Cost Efficiency: Although feedback during the coding phase yields the best results, it incurs the highest token overhead, making the solution planning phase potentially more cost-effective.

Competitive Programming Benchmarks: Benchmarks like APPS, CODE-CONTESTS, and LiveCodeBench target fully autonomous programming, whereas ELABORATION is the first to explicitly support human-LLM collaborative evaluation.
Human-LLM Collaborative Coding: OpenCoderInterpreter (Zheng et al., 2024) is the closest prior work but covers only the debugging phase, whereas this work offers full-process coverage.
Human Feedback Simulation: Transitioning from rule-based to LLM-based simulators, this work deploys both simulated and real human participants.
Code LLMs: Models like CodeLlama, DeepSeek-Coder, and Qwen2.5-Coder are utilized as evaluation targets.

Rating¶

⭐⭐⭐⭐

Reasoning: The problem definition is clear, and the taxonomy is comprehensive and systematic.
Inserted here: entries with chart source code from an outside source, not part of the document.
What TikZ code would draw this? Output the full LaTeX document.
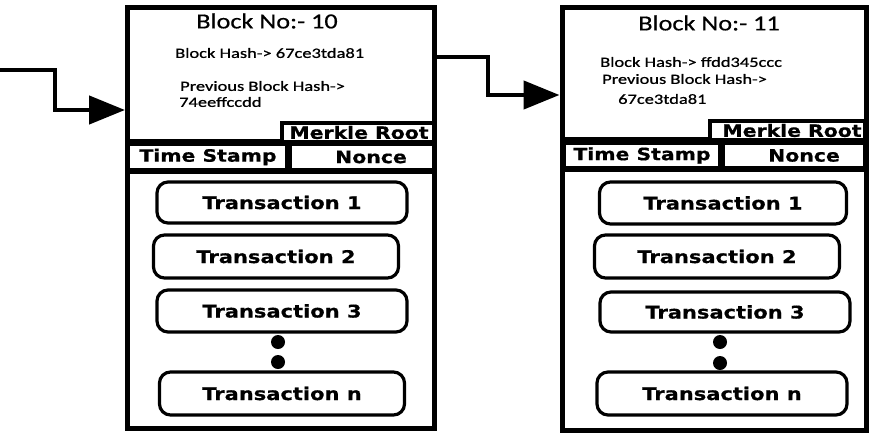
\documentclass[tikz,border=0pt]{standalone}
\usepackage{fontspec}
\usetikzlibrary{arrows.meta}
\newfontfamily\lt{Carlito}[FakeStretch=1.3,FakeBold=0.8]
\newfontfamily\hd{Carlito}[FakeStretch=1.22,FakeBold=0.5]
\newfontfamily\bd{DejaVu Sans}[FakeStretch=1.2,FakeBold=0.6]
\begin{document}
\begin{tikzpicture}[x=1pt,y=-1pt,
  outer/.style={draw,line width=5pt,inner sep=0pt},
  inner/.style={draw,line width=3.2pt},
  tx/.style={draw,line width=3.2pt,rounded corners=11pt,inner sep=0pt,font=\bd\bfseries\fontsize{17.5}{20}\selectfont},
  bl/.style={font=\hd\fontsize{21.5}{24}\selectfont,inner sep=0pt},
  hs/.style={font=\lt\fontsize{14.2}{16}\selectfont,inner sep=0pt,anchor=west},
  lbl/.style={font=\bd\bfseries\fontsize{17}{19}\selectfont,inner sep=0pt},
  dot/.style={circle,fill,inner sep=0pt,minimum size=14pt},
  link/.style={line width=4.5pt,-{Triangle[length=36pt,width=28pt]}}]
\useasboundingbox (0,0) rectangle (869,434);
% ---- block 10
\node[outer,minimum width=307pt,minimum height=421pt] (b1) at (281,217.5) {};
\draw[inner] (127,141) -- (282,141);
\draw[inner] (282,123) rectangle (434,142);
\draw[inner] (127,144) rectangle (287,170);
\draw[inner] (290,144) rectangle (434,170);
\draw[inner] (127,172) -- (434,172);
\node[bl] (n1) at (267,21) {Block No:- 10};
\node[hs] (h1) at (175,53) {Block Hash-> 67ce3tda81};
\node[hs] (p1) at (180,86) {Previous Block Hash->};
\node[hs] (q1) at (179,102) {74eeffccdd};
\node[lbl] (m1) at (359,132.5) {Merkle Root};
\node[lbl] (t1) at (208,157) {Time Stamp};
\node[lbl] (c1) at (371,157) {Nonce};
\node[tx,minimum width=250pt,minimum height=41pt] (a1) at (282,202.5) {Transaction 1};
\node[tx,minimum width=245pt,minimum height=43pt] (a2) at (276,256.5) {Transaction 2};
\node[tx,minimum width=250pt,minimum height=42pt] (a3) at (282,311) {Transaction 3};
\node[dot] (d1) at (278,342) {};
\node[dot] (e1) at (278,362) {};
\node[tx,minimum width=245pt,minimum height=43pt] (an) at (282,393.5) {Transaction n};
% ---- block 11
\node[outer,minimum width=304pt,minimum height=423pt] (b2) at (714,218.5) {};
\draw[inner] (564,139) -- (710,139);
\draw[inner] (710,121) rectangle (865,140);
\draw[inner] (564,143) rectangle (720,168);
\draw[inner] (723,143) rectangle (865,168);
\draw[inner] (564,170) -- (865,170);
\node[bl] (n2) at (709,23) {Block No:- 11};
\node[hs] (h2) at (600,62) {Block Hash-> ffdd345ccc};
\node[hs] (p2) at (602,79) {Previous Block Hash->};
\node[hs] (q2) at (618,99) {67ce3tda81};
\node[lbl] (m2) at (792,130.5) {Merkle Root};
\node[lbl] (t2) at (642,155.5) {Time Stamp};
\node[lbl] (c2) at (804,155.5) {Nonce};
\node[tx,minimum width=247pt,minimum height=42pt] (k1) at (723,203) {Transaction 1};
\node[tx,minimum width=245pt,minimum height=43pt] (k2) at (717,256.5) {Transaction 2};
\node[tx,minimum width=250pt,minimum height=40pt] (k3) at (725,312) {Transaction 3};
\node[dot] (d2) at (720,342) {};
\node[dot] (e2) at (720,363) {};
\node[tx,minimum width=250pt,minimum height=43pt] (kn) at (722,393.5) {Transaction n};
% ---- links
\coordinate (s0) at (0,70);
\draw[link] (s0) -- (55,70) -- (55,110) -- (b1.west |- 0,110);
\draw[link] (b1.east |- 0,57) -- (488,57) -- (488,95) -- (b2.west |- 0,95);
\end{tikzpicture}
\end{document}
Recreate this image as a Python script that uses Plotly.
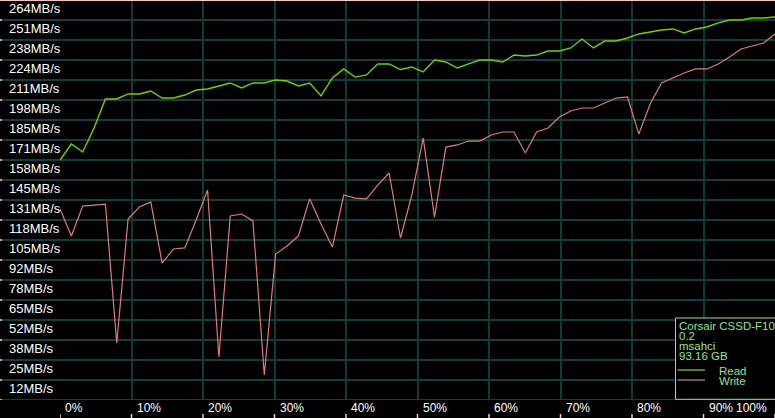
import plotly.graph_objects as go

# ---------------- data ----------------
n_points = 64
x_pct = [i * 100.0 / (n_points - 1) for i in range(n_points)]

read_mbs = [159.1, 169.7, 164.4, 180.3, 199.6, 199.6, 202.9, 202.9, 204.9, 200.2,
            200.2, 202.2, 205.5, 206.2, 208.2, 210.2, 206.9, 210.2, 210.2, 212.2,
            211.5, 208.2, 210.2, 201.6, 213.5, 219.5, 214.1, 215.5, 222.8, 222.8,
            219.1, 220.8, 217.5, 225.4, 224.1, 220.1, 222.8, 225.4, 225.4, 224.1,
            228.7, 228.1, 228.7, 231.4, 231.4, 233.4, 239.3, 233.4, 238.0, 238.0,
            240.0, 242.7, 244.0, 245.3, 246.0, 243.3, 246.0, 247.3, 250.0, 251.9,
            251.9, 253.3, 253.3, 253.9]

write_mbs = [126.6, 108.7, 128.6, 129.3, 129.9, 37.8, 120.0, 128.0, 131.3, 90.8,
             100.1, 100.8, 119.3, 139.2, 28.5, 122.0, 123.3, 118.7, 16.6, 96.8,
             102.1, 108.7, 133.3, 116.7, 101.4, 135.9, 133.9, 133.3, 142.5, 150.5,
             107.4, 135.9, 173.7, 121.3, 167.7, 169.1, 171.7, 171.7, 175.7, 177.7,
             177.7, 163.8, 177.7, 180.3, 187.6, 191.6, 193.6, 193.6, 196.9, 200.2,
             200.9, 176.4, 196.2, 210.2, 213.5, 216.8, 219.5, 219.5, 222.8, 227.4,
             232.7, 234.7, 236.7, 242.7]

y_labels = ["12MB/s", "25MB/s", "38MB/s", "52MB/s", "65MB/s", "78MB/s", "92MB/s",
            "105MB/s", "118MB/s", "131MB/s", "145MB/s", "158MB/s", "171MB/s",
            "185MB/s", "198MB/s", "211MB/s", "224MB/s", "238MB/s", "251MB/s",
            "264MB/s"]
band = 13.26  # MB/s per grid band

x_ticks = [0, 10, 20, 30, 40, 50, 60, 70, 80, 90, 100]
x_labels = ["0%", "10%", "20%", "30%", "40%", "50%", "60%", "70%", "80%", "90%", "100%"]

legend_info = ["Corsair CSSD-F100", "0.2", "msahci", "93.16 GB"]
series_names = ["Read", "Write"]

# ---------------- layout geometry ----------------
W, H = 775, 418
ML, MB = 60, 18
PW, PH = W - ML, H - MB
FONT = "Liberation Sans, Arial, sans-serif"

def px_x(p):  # pixel x -> paper
    return (p - ML) / PW

def px_y(p):  # pixel y -> paper
    return (PH - p) / PH

read_col = "#72d200"
write_col = "#e27a7a"
grid_h = "#1c5250"
grid_v = "#0f3b36"
pink = "#ffc4c4"
leg_col = "#93e493"

fig = go.Figure()
fig.add_trace(go.Scatter(x=x_pct, y=write_mbs, mode="lines", name="Write",
                         line=dict(color=write_col, width=1.2), showlegend=False))
fig.add_trace(go.Scatter(x=x_pct, y=read_mbs, mode="lines", name="Read",
                         line=dict(color=read_col, width=1.4), showlegend=False))

shapes = []
annotations = []

# horizontal grid lines across the whole width (incl. label column)
n_bands = len(y_labels)
for k in range(n_bands + 1):
    yv = k * band
    shapes.append(dict(type="line", xref="paper", yref="y", x0=px_x(0), x1=1,
                       y0=yv, y1=yv, line=dict(color=grid_h, width=1.3), layer="below"))
    # pink tick at left edge
    shapes.append(dict(type="line", xref="paper", yref="y", x0=px_x(0), x1=px_x(2),
                       y0=yv, y1=yv, line=dict(color=pink, width=1.3), layer="above"))

# top pink line
shapes.append(dict(type="line", xref="paper", yref="paper", x0=px_x(0), x1=1,
                   y0=1, y1=1, line=dict(color=pink, width=2), layer="above"))

# bottom pink ticks under each vertical grid line
for xv in x_ticks:
    shapes.append(dict(type="line", xref="x", yref="paper", x0=xv, x1=xv,
                       y0=px_y(414), y1=px_y(418), line=dict(color=pink, width=1.5)))

# y labels (left aligned, centered in bands)
for k, lab in enumerate(y_labels):
    annotations.append(dict(text=lab, xref="paper", yref="y", x=px_x(7), y=(k + 0.5) * band + 0.8,
                            xanchor="left", yanchor="middle", showarrow=False,
                            font=dict(family=FONT, size=13, color="#ffffff")))

# x labels (left aligned to grid lines; last one right aligned)
for xv, lab in zip(x_ticks, x_labels):
    last = xv == x_ticks[-1]
    annotations.append(dict(text=lab, xref="x", yref="paper", x=xv, y=px_y(408),
                            xanchor="right" if last else "left", yanchor="middle",
                            xshift=-6 if last else 3, showarrow=False,
                            font=dict(family=FONT, size=12, color="#ffffff")))

# legend box
shapes.append(dict(type="rect", xref="paper", yref="paper", x0=px_x(675.5), x1=px_x(790),
                   y0=px_y(399.3), y1=px_y(318), fillcolor="#000000",
                   line=dict(color=leg_col, width=1), layer="above"))
info_y = [326, 336, 345.5, 355.5]
for txt, yy in zip(legend_info, info_y):
    annotations.append(dict(text=txt, xref="paper", yref="paper", x=px_x(677), y=px_y(yy),
                            xanchor="left", yanchor="middle", showarrow=False,
                            font=dict(family=FONT, size=11.5, color=leg_col)))
leg_line_cols = ["#b6f23c", "#eea3a3"]
for name, yy, lc in zip(series_names, [370, 380], leg_line_cols):
    shapes.append(dict(type="line", xref="paper", yref="paper", x0=px_x(677.5), x1=px_x(705),
                       y0=px_y(yy), y1=px_y(yy), line=dict(color=lc, width=1), layer="above"))
    annotations.append(dict(text=name, xref="paper", yref="paper", x=px_x(717), y=px_y(yy + 0.5),
                            xanchor="left", yanchor="middle", showarrow=False,
                            font=dict(family=FONT, size=11.5, color=leg_col)))

fig.update_layout(
    width=W, height=H,
    margin=dict(l=ML, r=0, t=0, b=MB, pad=0),
    paper_bgcolor="#000000", plot_bgcolor="#000000",
    showlegend=False,
    xaxis=dict(range=[0, 100], tickvals=x_ticks, showticklabels=False, ticks="",
               showgrid=True, gridcolor=grid_v, gridwidth=2, zeroline=False,
               showline=False, fixedrange=True),
    yaxis=dict(range=[0, n_bands * band], showgrid=False, showticklabels=False,
               ticks="", zeroline=False, showline=False, fixedrange=True),
    shapes=shapes,
    annotations=annotations,
)

fig.write_html(
    "out.html",
    config={"displayModeBar": False},
    post_script="document.body.style.margin='0';document.body.style.overflow='hidden';"
                "document.body.style.background='#000';",
)
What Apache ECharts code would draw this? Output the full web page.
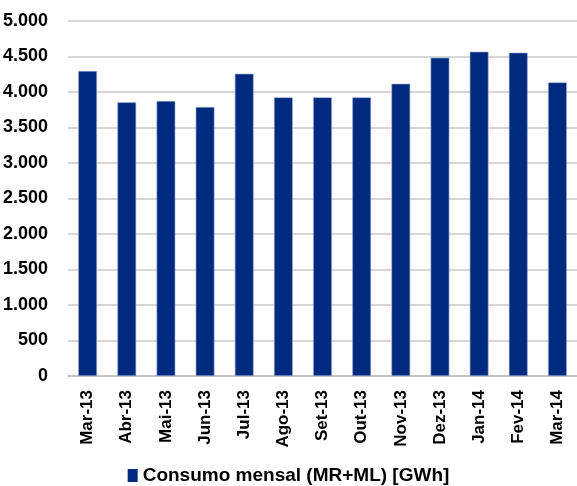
<!DOCTYPE html>
<html>
<head>
<meta charset="utf-8">
<script src="https://cdn.jsdelivr.net/npm/echarts@6/dist/echarts.min.js"></script>
<style>
  html, body { margin: 0; padding: 0; background: #fff; }
  #main { width: 577px; height: 486px; }
</style>
</head>
<body>
<div id="main"></div>
<script>
// meses e consumo (GWh)
const meses = ['Mar-13', 'Abr-13', 'Mai-13', 'Jun-13', 'Jul-13', 'Ago-13', 'Set-13',
  'Out-13', 'Nov-13', 'Dez-13', 'Jan-14', 'Fev-14', 'Mar-14'];
const consumo = [4296, 3855, 3873, 3789, 4258, 3925, 3925, 3925, 4117, 4483, 4568, 4554, 4136];
const serieNome = 'Consumo mensal (MR+ML) [GWh]';

const fonte = "'Liberation Sans Narrow', 'Arial Narrow', 'Liberation Sans', sans-serif";

function fmt(v) {
  return String(v).replace(/\B(?=(\d{3})+(?!\d))/g, '.');
}

let myChart = echarts.init(document.getElementById('main'));
myChart.setOption({
  animation: false,
  grid: { left: 68, right: 0, top: 21, bottom: 110 },
  legend: {
    top: 461,
    left: 'center',
    itemWidth: 10,
    itemHeight: 13,
    itemGap: 4,
    icon: 'rect',
    itemStyle: { borderWidth: 0 },
    textStyle: { fontFamily: fonte, fontWeight: 'bold', fontSize: 19, color: '#000' },
    data: [serieNome]
  },
  xAxis: {
    type: 'category',
    data: meses,
    axisLine: { lineStyle: { color: '#bfbfbf', width: 1.5 } },
    axisTick: { show: false },
    axisLabel: {
      rotate: 90,
      interval: 0,
      margin: 14,
      fontFamily: fonte,
      fontWeight: 'bold',
      fontSize: 17,
      color: '#000'
    }
  },
  yAxis: {
    type: 'value',
    min: 0,
    max: 5000,
    interval: 500,
    axisLine: { show: false },
    axisTick: { show: false },
    splitLine: { lineStyle: { color: '#c8c8c8', width: 1.5 } },
    axisLabel: {
      margin: 20,
      fontFamily: fonte,
      fontWeight: 'bold',
      fontSize: 18,
      color: '#000',
      formatter: fmt
    }
  },
  series: [{
    name: serieNome,
    type: 'bar',
    data: consumo,
    barWidth: '48%',
    itemStyle: { color: '#002A7F', borderColor: '#9fb0d0', borderWidth: 0.6 }
  }]
});
</script>
</body>
</html>
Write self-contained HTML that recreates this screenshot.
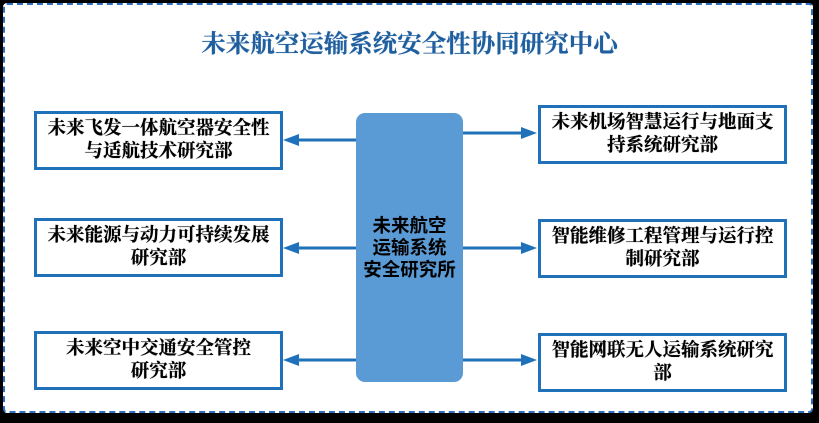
<!DOCTYPE html>
<html><head><meta charset="utf-8"><style>
body{margin:0;width:819px;height:423px;background:#000;position:relative;overflow:hidden;font-family:"Liberation Serif","Noto Serif CJK SC",serif}
.frame{position:absolute;left:3px;top:3px;width:806px;height:406px;background:#fff;border:2px dashed #2f6fc0;border-radius:4px}
.t{position:absolute;left:0;width:819px;top:25px;text-align:center;font-size:24.5px;font-weight:bold;color:#1f5f9f;text-shadow:0 0 0.6px #1f5f9f}
.b{position:absolute;width:243px;height:53px;border:3px solid #1f72ba;background:#fff;display:flex;align-items:center;justify-content:center;text-align:center;font-size:18.5px;font-weight:bold;line-height:23px;color:#000;text-shadow:0 0 0.6px #000;white-space:nowrap}
.c{position:absolute;left:356px;top:113px;width:107px;height:269px;background:#5b9bd5;border-radius:9px;display:flex;align-items:center;justify-content:center;text-align:center;font-size:18.5px;font-weight:bold;line-height:22px;font-family:"Liberation Sans","Noto Sans CJK SC",sans-serif;color:#000}
</style></head><body>
<div class="frame"></div>
<div class="t">未来航空运输系统安全性协同研究中心</div>
<div class="b" style="left:34px;top:111px">未来飞发一体航空器安全性<br>与适航技术研究部</div>
<div class="b" style="left:34px;top:218px">未来能源与动力可持续发展<br>研究部</div>
<div class="b" style="left:34px;top:331px">未来空中交通安全管控<br>研究部</div>
<div class="b" style="left:538px;top:105px">未来机场智慧运行与地面支<br>持系统研究部</div>
<div class="b" style="left:538px;top:219px">智能维修工程管理与运行控<br>制研究部</div>
<div class="b" style="left:538px;top:333px">智能网联无人运输系统研究<br>部</div>
<div class="c">未来航空<br>运输系统<br>安全研究所</div>
<svg width="819" height="423" style="position:absolute;left:0;top:0">
<g stroke="#1f72ba" stroke-width="3" fill="#1f72ba">
<line x1="356" y1="140" x2="296" y2="140"/><polygon points="283,140 299,134 299,146" stroke="none"/>
<line x1="356" y1="248" x2="296" y2="248"/><polygon points="283,248 299,242 299,254" stroke="none"/>
<line x1="356" y1="360" x2="296" y2="360"/><polygon points="283,360 299,354 299,366" stroke="none"/>
<line x1="463" y1="133" x2="524" y2="133"/><polygon points="537,133 521,127 521,139" stroke="none"/>
<line x1="463" y1="248" x2="524" y2="248"/><polygon points="537,248 521,242 521,254" stroke="none"/>
<line x1="463" y1="360" x2="524" y2="360"/><polygon points="537,360 521,354 521,366" stroke="none"/>
</g></svg>
</body></html>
The dataset is large-scale and meticulously annotated, and the experimental evaluation spans both simulated and real-human factors. The core insights—specifically, "feedback is most effective during the coding phase" and "human-AI diagnostic complementarity"—carry strong practical significance. The limitation lies in its exclusive focus on competitive programming, with relatively limited methodology-level novelty (i.e., the primary contribution lies in benchmark construction rather than novel algorithm design).